BEIJING — China has set its GDP growth target at around 6.5 percent for 2017, compared with a target range of 6.5-7 percent for 2016, according to a government work report on March 5.
“[China will] pursue better results in actual economic work,” according to the report from Premier Li Keqiang at the opening meeting of the annual session of China’s top legislature, the National People’s Congress.
This closely-watched target is a 25-year low, down from last year’s actual growth of 6.7 percent. The previous low was a 6 percent target for the gross national product growth in 1992.
The projected target is in line with both economic principles and realities, the report reads, adding that it will help stabilize market expectations and facilitate the country’s structural adjustments.
It will also contribute to achieving the goal of finishing the building of a moderately prosperous society in all respects.
“An important reason for stressing the need to maintain steady growth is to ensure employment and improve people’s lives,” the report says.

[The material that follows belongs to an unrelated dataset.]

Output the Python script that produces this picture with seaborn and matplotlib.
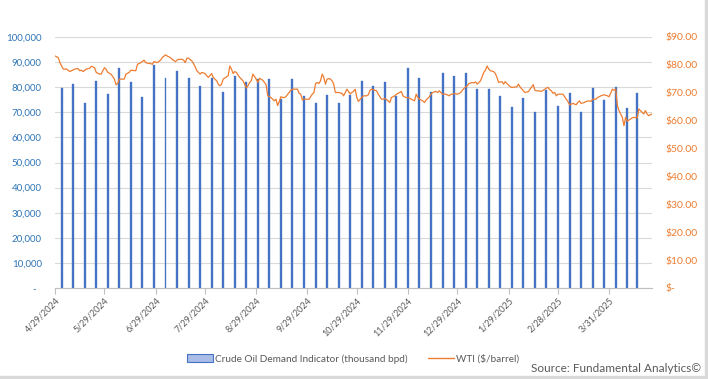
import seaborn as sns
import matplotlib.pyplot as plt
from matplotlib.patches import Patch, Rectangle
from matplotlib.lines import Line2D
import pandas as pd

# weekly crude oil demand indicator (thousand bpd)
demand_dates = [
    "2024-05-03", "2024-05-10", "2024-05-17", "2024-05-24", "2024-05-31",
    "2024-06-07", "2024-06-14", "2024-06-21", "2024-06-28", "2024-07-05",
    "2024-07-12", "2024-07-19", "2024-07-26", "2024-08-02", "2024-08-09",
    "2024-08-16", "2024-08-23", "2024-08-30", "2024-09-06", "2024-09-13",
    "2024-09-20", "2024-09-27", "2024-10-04", "2024-10-11", "2024-10-18",
    "2024-10-25", "2024-11-01", "2024-11-08", "2024-11-15", "2024-11-22",
    "2024-11-29", "2024-12-06", "2024-12-13", "2024-12-20", "2024-12-27",
    "2025-01-03", "2025-01-10", "2025-01-17", "2025-01-24", "2025-01-31",
    "2025-02-07", "2025-02-14", "2025-02-21", "2025-02-28", "2025-03-07",
    "2025-03-14", "2025-03-21", "2025-03-28", "2025-04-04", "2025-04-11",
    "2025-04-17",
]
demand_values = [
    79500, 81100, 73700, 82300, 77200, 87700, 81900, 76000, 88900, 83800,
    86600, 83800, 80300, 83800, 78000, 84600, 81900, 83100, 83400, 75300,
    83400, 76400, 73700, 76800, 73700, 76800, 82300, 80300, 81900, 76400,
    87700, 83800, 78000, 85800, 84600, 85800, 79100, 79100, 76400, 72100,
    75600, 70100, 78700, 72500, 77600, 70100, 79500, 74800, 79900, 71700,
    77600,
]

# WTI ($/barrel)
wti_dates = [
    "2024-04-29", "2024-05-01", "2024-05-02", "2024-05-04", "2024-05-06", "2024-05-08",
    "2024-05-09", "2024-05-11", "2024-05-13", "2024-05-14", "2024-05-15", "2024-05-16",
    "2024-05-18", "2024-05-20", "2024-05-21", "2024-05-23", "2024-05-24", "2024-05-26",
    "2024-05-27", "2024-05-28", "2024-05-29", "2024-05-30", "2024-05-31", "2024-06-02",
    "2024-06-04", "2024-06-05", "2024-06-06", "2024-06-07", "2024-06-10", "2024-06-11",
    "2024-06-13", "2024-06-14", "2024-06-17", "2024-06-18", "2024-06-20", "2024-06-22",
    "2024-06-23", "2024-06-25", "2024-06-26", "2024-06-27", "2024-06-28", "2024-06-30",
    "2024-07-02", "2024-07-03", "2024-07-05", "2024-07-06", "2024-07-08", "2024-07-09",
    "2024-07-11", "2024-07-12", "2024-07-13", "2024-07-15", "2024-07-16", "2024-07-17",
    "2024-07-18", "2024-07-19", "2024-07-21", "2024-07-22", "2024-07-23", "2024-07-24",
    "2024-07-26", "2024-07-27", "2024-07-29", "2024-07-30", "2024-07-31", "2024-08-02",
    "2024-08-03", "2024-08-05", "2024-08-06", "2024-08-07", "2024-08-08", "2024-08-09",
    "2024-08-11", "2024-08-12", "2024-08-13", "2024-08-14", "2024-08-15", "2024-08-16",
    "2024-08-17", "2024-08-19", "2024-08-21", "2024-08-22", "2024-08-23", "2024-08-24",
    "2024-08-25", "2024-08-26", "2024-08-27", "2024-08-29", "2024-08-30", "2024-08-31",
    "2024-09-02", "2024-09-03", "2024-09-04", "2024-09-05", "2024-09-07", "2024-09-08",
    "2024-09-09", "2024-09-10", "2024-09-11", "2024-09-12", "2024-09-13", "2024-09-14",
    "2024-09-15", "2024-09-16", "2024-09-18", "2024-09-19", "2024-09-20", "2024-09-22",
    "2024-09-23", "2024-09-24", "2024-09-25", "2024-09-26", "2024-09-27", "2024-09-29",
    "2024-09-30", "2024-10-01", "2024-10-02", "2024-10-03", "2024-10-04", "2024-10-05",
    "2024-10-06", "2024-10-07", "2024-10-08", "2024-10-09", "2024-10-10", "2024-10-11",
    "2024-10-12", "2024-10-13", "2024-10-14", "2024-10-15", "2024-10-16", "2024-10-18",
    "2024-10-20", "2024-10-21", "2024-10-22", "2024-10-23", "2024-10-25", "2024-10-26",
    "2024-10-27", "2024-10-28", "2024-10-29", "2024-10-30", "2024-11-01", "2024-11-02",
    "2024-11-04", "2024-11-05", "2024-11-06", "2024-11-07", "2024-11-09", "2024-11-10",
    "2024-11-11", "2024-11-13", "2024-11-14", "2024-11-15", "2024-11-17", "2024-11-18",
    "2024-11-19", "2024-11-21", "2024-11-22", "2024-11-24", "2024-11-25", "2024-11-26",
    "2024-11-27", "2024-11-28", "2024-11-30", "2024-12-01", "2024-12-03", "2024-12-04",
    "2024-12-05", "2024-12-06", "2024-12-08", "2024-12-09", "2024-12-10", "2024-12-12",
    "2024-12-13", "2024-12-14", "2024-12-16", "2024-12-17", "2024-12-18", "2024-12-20",
    "2024-12-22", "2024-12-24", "2024-12-25", "2024-12-27", "2024-12-29", "2024-12-31",
    "2025-01-01", "2025-01-02", "2025-01-04", "2025-01-05", "2025-01-07", "2025-01-08",
    "2025-01-09", "2025-01-10", "2025-01-12", "2025-01-13", "2025-01-14", "2025-01-15",
    "2025-01-16", "2025-01-17", "2025-01-18", "2025-01-20", "2025-01-21", "2025-01-22",
    "2025-01-23", "2025-01-25", "2025-01-26", "2025-01-27", "2025-01-28", "2025-01-30",
    "2025-01-31", "2025-02-02", "2025-02-03", "2025-02-04", "2025-02-05", "2025-02-07",
    "2025-02-08", "2025-02-10", "2025-02-12", "2025-02-13", "2025-02-14", "2025-02-15",
    "2025-02-16", "2025-02-18", "2025-02-19", "2025-02-21", "2025-02-22", "2025-02-23",
    "2025-02-24", "2025-02-25", "2025-02-26", "2025-02-27", "2025-02-28", "2025-03-03",
    "2025-03-04", "2025-03-05", "2025-03-06", "2025-03-07", "2025-03-08", "2025-03-09",
    "2025-03-11", "2025-03-12", "2025-03-13", "2025-03-14", "2025-03-16", "2025-03-17",
    "2025-03-19", "2025-03-20", "2025-03-21", "2025-03-23", "2025-03-24", "2025-03-26",
    "2025-03-28", "2025-03-30", "2025-03-31", "2025-04-02", "2025-04-03", "2025-04-04",
    "2025-04-05", "2025-04-06", "2025-04-08", "2025-04-09", "2025-04-10", "2025-04-11",
    "2025-04-12", "2025-04-14", "2025-04-15", "2025-04-17", "2025-04-18", "2025-04-19",
    "2025-04-20", "2025-04-21", "2025-04-22", "2025-04-23", "2025-04-24", "2025-04-26",
]
wti_price = [
    83.2, 82.6, 80.8, 78.5, 78.5, 77.6,
    77.9, 78.5, 78.7, 77.9, 78.1, 77.6,
    78.5, 78.8, 79.5, 79.0, 77.3, 76.7,
    76.7, 77.9, 79.0, 78.4, 77.3, 76.7,
    74.9, 72.9, 73.3, 74.9, 74.9, 76.7,
    77.3, 78.1, 77.9, 80.2, 80.8, 81.7,
    80.8, 80.5, 80.5, 80.2, 81.2, 80.8,
    81.7, 82.6, 83.6, 83.2, 82.6, 82.0,
    81.2, 81.7, 82.0, 82.0, 81.7, 80.8,
    82.4, 82.4, 81.4, 80.5, 79.3, 77.9,
    76.7, 77.3, 76.9, 76.1, 75.5, 76.9,
    75.5, 74.3, 73.1, 72.5, 73.1, 74.9,
    75.7, 76.1, 79.6, 78.5, 76.9, 77.6,
    77.3, 75.5, 74.3, 73.1, 71.7, 72.5,
    73.7, 74.3, 76.7, 74.9, 73.7, 75.2,
    74.5, 73.7, 72.9, 68.9, 68.3, 67.7,
    67.1, 67.7, 65.4, 66.9, 68.6, 68.3,
    68.3, 68.6, 70.1, 70.9, 71.3, 71.3,
    71.3, 69.8, 69.5, 67.4, 67.7, 67.7,
    67.7, 68.6, 69.5, 70.1, 73.3, 73.7,
    73.3, 74.3, 76.7, 75.5, 73.1, 74.9,
    75.1, 74.9, 74.3, 73.1, 70.1, 70.1,
    69.8, 68.9, 70.1, 71.3, 69.6, 70.1,
    70.5, 71.3, 68.3, 66.9, 68.3, 68.9,
    68.9, 69.3, 70.9, 71.3, 70.9, 70.7,
    69.5, 67.7, 67.7, 68.0, 67.1, 66.5,
    68.3, 68.9, 69.5, 70.1, 70.5, 68.9,
    68.5, 68.3, 68.1, 67.7, 67.1, 69.5,
    68.3, 67.7, 67.1, 66.5, 67.4, 68.6,
    69.5, 70.1, 70.5, 70.1, 70.7, 69.5,
    69.5, 68.9, 69.4, 69.7, 69.5, 70.1,
    70.9, 71.6, 72.5, 73.3, 73.7, 73.5,
    73.9, 73.1, 74.3, 75.7, 77.3, 78.1,
    79.6, 78.5, 77.9, 77.6, 76.9, 75.5,
    73.7, 74.0, 73.1, 74.0, 73.3, 72.2,
    71.9, 72.1, 72.1, 73.1, 72.1, 70.7,
    70.1, 70.4, 72.1, 72.9, 70.9, 70.7,
    70.7, 70.5, 70.9, 71.7, 71.9, 71.1,
    70.7, 69.8, 70.1, 68.9, 69.5, 69.5,
    68.6, 67.7, 66.9, 65.7, 65.9, 66.2,
    65.7, 66.5, 67.1, 66.2, 66.5, 66.9,
    67.1, 66.9, 67.7, 67.7, 68.3, 68.9,
    69.3, 68.9, 68.6, 71.3, 70.9, 71.3,
    65.4, 63.6, 61.2, 58.2, 61.2, 59.8,
    60.2, 61.0, 61.2, 60.9, 64.2, 63.6,
    63.0, 62.4, 63.6, 62.4, 61.8, 62.4,
]

tick_dates = [
    "2024-04-29", "2024-05-29", "2024-06-29", "2024-07-29", "2024-08-29", "2024-09-29",
    "2024-10-29", "2024-11-29", "2024-12-29", "2025-01-29", "2025-02-28", "2025-03-31",
]
tick_labels = [
    "4/29/2024", "5/29/2024", "6/29/2024", "7/29/2024", "8/29/2024", "9/29/2024",
    "10/29/2024", "11/29/2024", "12/29/2024", "1/29/2025", "2/28/2025", "3/31/2025",
]
left_ticks = [0, 10000, 20000, 30000, 40000, 50000, 60000, 70000, 80000, 90000, 100000]
right_ticks = [0, 10, 20, 30, 40, 50, 60, 70, 80, 90]

sns.set_style("white")
plt.rcParams["font.family"] = ["Lato", "DejaVu Sans"]

blue = "#4472C4"
orange = "#ED7D31"
grey = "#595959"

fig = plt.figure(figsize=(7.08, 3.79), dpi=100)
ax = fig.add_axes([55 / 708, 1 - 288 / 379, 597 / 708, 251 / 379])

ax.bar(pd.to_datetime(demand_dates), demand_values, width=1.2,
       color=blue, edgecolor=blue, linewidth=0.25, zorder=2)

ax2 = ax.twinx()
sns.lineplot(x=pd.to_datetime(wti_dates), y=wti_price, ax=ax2, color=orange, linewidth=0.9)

ax.set_ylim(0, 100000)
ax.set_yticks(left_ticks)
ax.set_yticklabels(["-  "] + [f"{v:,}" for v in left_ticks[1:]])
ax.yaxis.grid(True, color="#d9d9d9", linewidth=0.8)
ax.set_axisbelow(True)
ax.tick_params(axis="y", length=0, pad=9.5, labelsize=7, labelcolor="#2E75B6")

ax2.set_ylim(0, 90)
ax2.set_yticks(right_ticks)
ax2.set_yticklabels(["$-"] + [f"${v:.2f}" for v in right_ticks[1:]])
ax2.tick_params(axis="y", length=0, pad=9.5, labelsize=7.5, labelcolor=orange)
ax2.grid(False)
ax2.set_ylabel("")

ax.set_xlim(pd.Timestamp("2024-04-29"), pd.Timestamp("2025-04-26"))
ax.set_xticks(pd.to_datetime(tick_dates))
ax.set_xticklabels(tick_labels, rotation=45, ha="right", rotation_mode="anchor")
ax.tick_params(axis="x", length=4, width=0.8, color="#bfbfbf", pad=2,
               labelsize=6.5, labelcolor=grey, bottom=True)
ax.set_xlabel("")

for s in ["top", "left", "right"]:
    ax.spines[s].set_visible(False)
    ax2.spines[s].set_visible(False)
ax2.spines["bottom"].set_visible(False)
ax.spines["bottom"].set_color("#bfbfbf")
ax.spines["bottom"].set_linewidth(0.8)

handles = [
    Patch(facecolor="#a9bde6", edgecolor=blue, linewidth=0.8),
    Line2D([0], [0], color=orange, linewidth=1),
]
fig.legend(handles, ["Crude Oil Demand Indicator (thousand bpd)", "WTI ($/barrel)"],
           loc="center", bbox_to_anchor=(353 / 708, 1 - 359 / 379), ncol=2,
           frameon=False, fontsize=7.2, labelcolor=grey, handlelength=2.6,
           handleheight=0.8, columnspacing=2.0, handletextpad=0.25)

fig.text(701 / 708, 1 - 368 / 379, "Source: Fundamental Analytics©",
         ha="right", va="center", fontsize=8.5, color=grey)

# light grey frame on the right and bottom edges
fig.add_artist(Rectangle((0, 0), 1, 3 / 379, transform=fig.transFigure,
                         color="#d9d9d9", zorder=0))
fig.add_artist(Rectangle((705 / 708, 0), 3 / 708, 1, transform=fig.transFigure,
                         color="#d9d9d9", zorder=0))

fig.savefig("out.png", dpi=100)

This year’s target for urban job creation is over 11 million, up by 1 million from 2016, underlining the greater importance China attaches to employment.
“Considering our sound economic fundamentals and the capacity they bring for job creation, this target is attainable with hard work,” the report says.
Jia Kang, a national political adviser and economist with the China Academy of New Supply-side Economics, said that China has set a “reasonable target” for economic growth.
China’s year-on-year growth has slowed for six years in a row, falling from a growth rate of more than 10 percent in 2010.
“With more and more encouraging signs for economic improvement, the economy may find the bottom near this year’s target,” Jia said.